Airbus Warns Tariffs Could Disrupt U.S. Aircraft Production
Airbus Americas has issued a stark warning regarding the potential impact of newly imposed U.S. tariffs on aircraft parts imported from Mexico and Canada. In a letter addressed to the Office of the U.S. Trade Representative, Airbus Americas CEO Robin Hayes highlighted that these tariffs could severely disrupt the integrated North American aerospace supply chain, which has been meticulously developed over several decades. The company cautioned that such measures risk increasing manufacturing and delivery costs across the U.S. aviation industry, threatening the viability of domestic aircraft production.
Impact on Production and Industry Growth
This warning arrives at a pivotal moment for the global aviation sector, which is experiencing a sustained rise in demand for new aircraft.

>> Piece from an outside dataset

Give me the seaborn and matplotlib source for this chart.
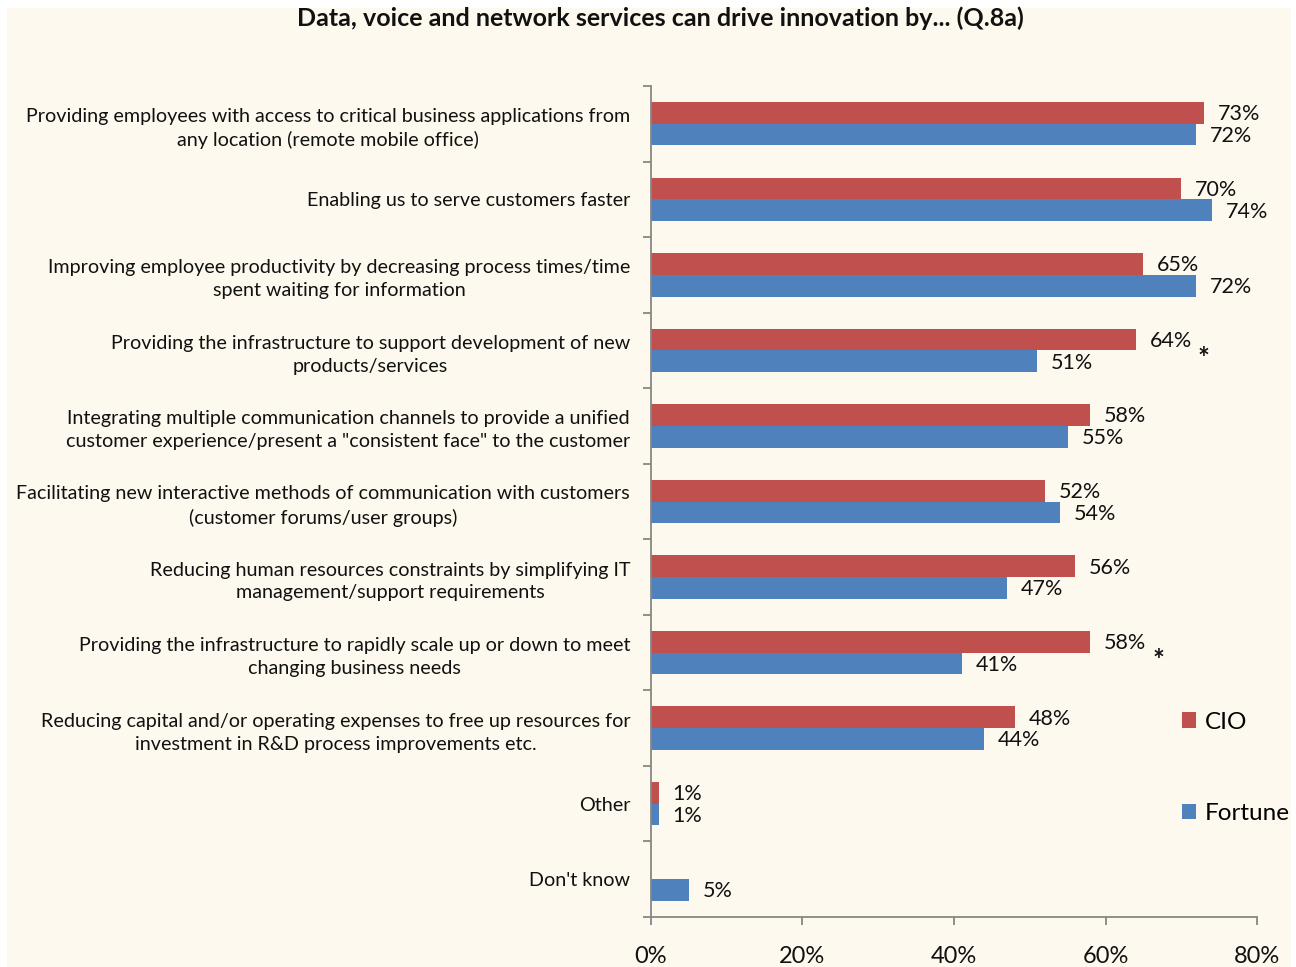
import matplotlib
matplotlib.use("Agg")
import matplotlib.pyplot as plt
from matplotlib.patches import Rectangle, Patch
from matplotlib.ticker import MultipleLocator, FuncFormatter
import numpy as np
import pandas as pd
import seaborn as sns

# ---- data -------------------------------------------------------------
items = [
    "Providing employees with access to critical business applications from\nany location (remote mobile office)",
    "Enabling us to serve customers faster",
    "Improving employee productivity by decreasing process times/time\nspent waiting for information",
    "Providing the infrastructure to support development of new\nproducts/services",
    "Integrating multiple communication channels to provide a unified\ncustomer experience/present a \"consistent face\" to the customer",
    "Facilitating new interactive methods of communication with customers\n(customer forums/user groups)",
    "Reducing human resources constraints by simplifying IT\nmanagement/support requirements",
    "Providing the infrastructure to rapidly scale up or down to meet\nchanging business needs",
    "Reducing capital and/or operating expenses to free up resources for\ninvestment in R&D process improvements etc.",
    "Other",
    "Don't know",
]
cio = [73, 70, 65, 64, 58, 52, 56, 58, 48, 1, np.nan]
fortune = [72, 74, 72, 51, 55, 54, 47, 41, 44, 1, 5]
groups = ["CIO", "Fortune"]
significant = [3, 7]  # rows flagged with an asterisk
title = "Data, voice and network services can drive innovation by... (Q.8a)"

colors = {"CIO": "#C0504D", "Fortune": "#4F81BD"}
cream = "#FEF9EE"
axis_gray = "#868686"
FONT = "Lato"

df = pd.DataFrame({
    "item": items * 2,
    "pct": [v / 100 for v in cio] + [v / 100 for v in fortune],
    "group": ["CIO"] * len(items) + ["Fortune"] * len(items),
})

# ---- figure -----------------------------------------------------------
W, H = 1296, 967
fig = plt.figure(figsize=(W / 100, H / 100), dpi=100, facecolor="white")
fig.patches.append(Rectangle((7 / W, 0), (1291 - 7) / W, 1 - 8 / H,
                             transform=fig.transFigure, facecolor=cream,
                             edgecolor="none", zorder=-10))

ax = fig.add_axes([651 / W, 1 - 917 / H, (1257 - 651) / W, (917 - 86) / H])
ax.set_facecolor("none")

sns.barplot(data=df, y="item", x="pct", hue="group", orient="h",
            order=items, hue_order=groups, palette=colors, saturation=1,
            width=0.575, gap=0, legend=False, ax=ax, errorbar=None)

for c in ax.patches:
    c.set_edgecolor("none")

ax.set_xlim(0, 0.8)
ax.set_ylim(len(items) - 0.5, -0.5)
ax.set_xlabel("")
ax.set_ylabel("")

for s in ["top", "right"]:
    ax.spines[s].set_visible(False)
for s in ["left", "bottom"]:
    ax.spines[s].set_color(axis_gray)
    ax.spines[s].set_linewidth(1.3)

ax.xaxis.set_major_locator(MultipleLocator(0.2))
ax.xaxis.set_major_formatter(FuncFormatter(lambda v, p: f"{v*100:.0f}%"))
ax.tick_params(axis="x", direction="out", length=6, width=1.3,
               color=axis_gray, pad=15, labelsize=17, labelcolor="#111111")
for lab in ax.get_xticklabels():
    lab.set_fontfamily(FONT)

# category axis: labels at centres, tick marks at boundaries
ax.set_yticks(range(len(items)))
ax.set_yticklabels(items)
ax.set_yticks(np.arange(-0.5, len(items)), minor=True)
ax.tick_params(axis="y", which="major", length=0, pad=15, labelsize=14.2,
               labelcolor="#111111")
ax.tick_params(axis="y", which="minor", direction="out", length=6, width=1.3,
               color=axis_gray)
for lab in ax.get_yticklabels():
    lab.set_fontfamily(FONT)
    lab.set_multialignment("center")
    lab.set_linespacing(1.42)

# value labels
for cont, vals in zip(ax.containers, [cio, fortune]):
    for bar, v in zip(cont, vals):
        if bar is None or np.isnan(v):
            continue
        ax.annotate(f"{v:.0f}%", xy=(bar.get_width(), bar.get_y() + bar.get_height() / 2),
                    xytext=(10, -1), textcoords="offset points", ha="left",
                    va="center", fontsize=15.5, fontfamily=FONT, color="#111111")

# significance markers
for r in significant:
    ax.annotate("*", xy=(cio[r] / 100, r), xytext=(49, -6),
                textcoords="offset points", ha="center", va="center",
                fontsize=20, fontweight="bold", fontfamily=FONT,
                color="#111111")

fig.text(660 / W, 1 - 18 / H, title, ha="center", va="center",
         fontsize=18, fontweight="bold", fontfamily=FONT, color="#111111")

handles = [Patch(facecolor=colors[g], edgecolor="none") for g in groups]
fig.legend(handles, groups, loc="center left",
           bbox_to_anchor=(1172 / W, 1 - 768 / H), frameon=False,
           handlelength=0.6, handleheight=0.6, handletextpad=0.35,
           labelspacing=2.9, borderaxespad=0,
           prop={"family": FONT, "size": 17.5})

fig.savefig("out.png", dpi=100, facecolor="white")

Airbus forecasts a need for 43,420 new planes over the next two decades, prompting both Airbus and Boeing to accelerate production rates. Airbus has strategically expanded its Mobile, Alabama facility, aiming to establish it as the world’s fourth-largest commercial aircraft manufacturing site. However, Hayes stressed that this ambitious growth trajectory depends heavily on maintaining tariff-free treatment for aerospace imports, underscoring the fragility of the current supply chain framework.
The introduction of tariffs threatens to undermine these plans by increasing costs and complicating logistics. Industry observers note that such disruptions could force manufacturers to reevaluate their supply chains and potentially relocate production, a trend already visible in other sectors. For instance, IKEA has shifted more manufacturing to the United States to circumvent tariffs and enhance supply chain resilience. In aerospace, similar adjustments could erode the free trade system that has historically supported a significant U.S. export surplus.
Broader Market Concerns and Corporate Responses
Airbus is contending with additional challenges beyond tariffs. The company’s stock has suffered notable declines amid reports of quality control issues and safety concerns, particularly involving its A320 family jets. These developments have intensified investor apprehension about Airbus’s capacity to meet its ambitious production targets amid growing operational disruptions.
Airbus CEO Guillaume Faury has previously indicated that if tariffs lead to increased costs for American customers, the company may prioritize deliveries to clients outside the U.S. This potential shift highlights the broader risk that tariffs could not only inflate costs but also alter the global distribution of aircraft deliveries.
Industry analysts estimate that tariffs on aviation components could add millions of dollars to the cost of a single airliner. As the sector grapples with rising demand, supply chain pressures, and regulatory uncertainties, Airbus and its competitors face mounting challenges in sustaining production momentum and ensuring market stability.